U.S. President-elect Barack Obama recently participated in an anti-global warming rally in California during which he said that few of the nation’s problems were more urgent than global warming. To his credit, Obama tossed in a throwaway bit about dependence on foreign oil, too. But if that particular speech can be taken at face value, the soon-to-be-inaugurated president’s priorities are wrong.
Perhaps Mr. Obama didn’t heard about the whales trapped in the fast-moving arctic ice north of Baffin Island. Meanwhile the siege in Mumbai continues with over 100 now known to have been killed. Is the debate over global warming really that important?
Regarding Mumbai, CNN had Deepak Chopra on the air yesterday and while I’m loathe to put much stock in the Love Guru’s arch-rival, he did raise important, oft-asked and oft-ignored questions [emphasis mine]:
…who is financing this? Where is the money coming from? We have to ask very serious, honest questions. What role do we have in this?
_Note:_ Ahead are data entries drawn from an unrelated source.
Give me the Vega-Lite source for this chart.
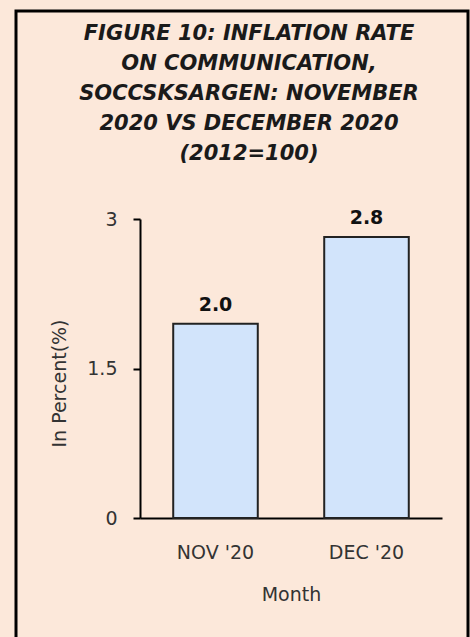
{
  "$schema": "https://vega.github.io/schema/vega-lite/v6.json",
  "width": 452,
  "height": 629,
  "autosize": {"type": "none"},
  "padding": {"left": 16, "top": 11, "right": 2, "bottom": -3},
  "background": "#FCE8DA",
  "config": {
    "view": {"stroke": "#000000", "strokeWidth": 3, "fill": "#FCE8DA"},
    "font": "DejaVu Sans"
  },
  "title": {
    "text": ["FIGURE 10: INFLATION RATE", "ON COMMUNICATION,", "SOCCSKSARGEN: NOVEMBER", "2020 VS DECEMBER 2020", "(2012=100)"],
    "font": "DejaVu Sans",
    "fontStyle": "italic",
    "fontWeight": "bold",
    "fontSize": 21,
    "lineHeight": 30,
    "color": "#1a1a1a",
    "anchor": "middle",
    "frame": "group",
    "baseline": "top",
    "offset": -153,
    "dx": 7
  },
  "data": {
    "values": [
      {"month": "NOV '20", "value": 1.95, "label": "2.0"},
      {"month": "DEC '20", "value": 2.82, "label": "2.8"}
    ]
  },
  "encoding": {
    "x": {
      "field": "month",
      "type": "nominal",
      "sort": null,
      "scale": {"range": [124, 426], "paddingInner": 0.44, "paddingOuter": 0.22},
      "axis": {
        "title": "Month",
        "orient": "bottom",
        "offset": -122,
        "domainColor": "#000000",
        "domainWidth": 2,
        "ticks": false,
        "tickSize": 0,
        "labelAngle": 0,
        "labelFont": "DejaVu Sans",
        "labelFontSize": 19,
        "labelColor": "#333333",
        "labelPadding": 25,
        "titleFont": "DejaVu Sans",
        "titleFontSize": 19,
        "titleFontWeight": "normal",
        "titleColor": "#333333",
        "titleBaseline": "alphabetic",
        "titleY": 82
      }
    },
    "y": {
      "field": "value",
      "type": "quantitative",
      "scale": {"domain": [0, 3], "range": [507, 208], "nice": false, "zero": true},
      "axis": {
        "title": "In Percent(%)",
        "orient": "left",
        "offset": -124,
        "values": [0, 1.5, 3],
        "format": ".1~f",
        "grid": false,
        "domainColor": "#000000",
        "domainWidth": 2,
        "tickColor": "#000000",
        "tickWidth": 2,
        "tickSize": 7,
        "labelFont": "DejaVu Sans",
        "labelFontSize": 19,
        "labelColor": "#333333",
        "labelPadding": 16,
        "titleFont": "DejaVu Sans",
        "titleFontSize": 19,
        "titleFontWeight": "normal",
        "titleColor": "#333333",
        "titleAngle": 270,
        "titleBaseline": "alphabetic",
        "titleX": -75,
        "titleY": 372
      }
    }
  },
  "layer": [
    {
      "mark": {"type": "bar", "fill": "#D2E4FB", "stroke": "#222222", "strokeWidth": 2}
    },
    {
      "mark": {"type": "text", "font": "DejaVu Sans", "fontWeight": "bold", "fontSize": 19, "color": "#111111", "baseline": "alphabetic", "dy": -13},
      "encoding": {"text": {"field": "label"}}
    }
  ]
}
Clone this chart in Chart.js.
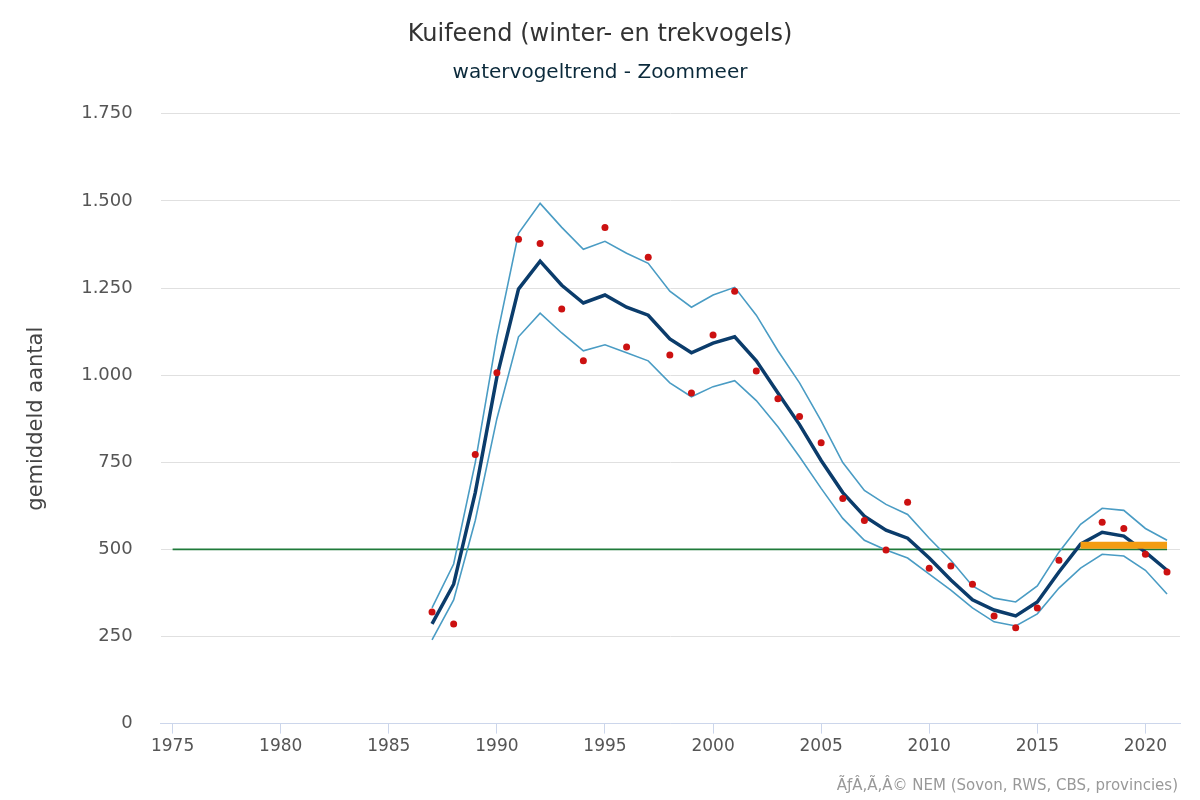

Are our petrodollars funding both sides of this war on terrorism? Why are we not asking the Saudis where that money is going that we give them? Is it going through this supply chain to Pakistan?
It’s pretty obvious that the answer is yes. It has to be, even if only through the trickle-down effect of the Saudis’ oil money distributions.
That’s where the national priority ought to be, squarely on developing domestic energy sources. Doing so would have the beneficial effects of deflating the artificial importance that oil-producing countries have in the world while ensuring a stable energy market at home on which business decisions can be made.
With respect to Michael’s opinion that oil-producing countries deserve special consideration vis-a-vis the economic shock that a move away from petroleum might create, I don’t think that’s true. It would do the much-beset-upon youth of Saudi Arabia, et al, good to lose their cash cow so that they must learn to compete in a world in which the value of their ideas earns them their livelihoods rather than geological happenstance. In the end, it’s up to oil-producing countries to pursue a political and economic course that maximizes and safeguards their long-term position, not their consumers.
That same long-term perspective must be applied to the problem of man-made C02 emissions. President-elect Obama should realize that, given that the U.S.’s natural resources point to coal and nuclear, it may be the case that the country’s pollution problems – and investment in nuclear energy – actually need to increase over the next few decades while research into efficient, sustainable clean energy sources continues.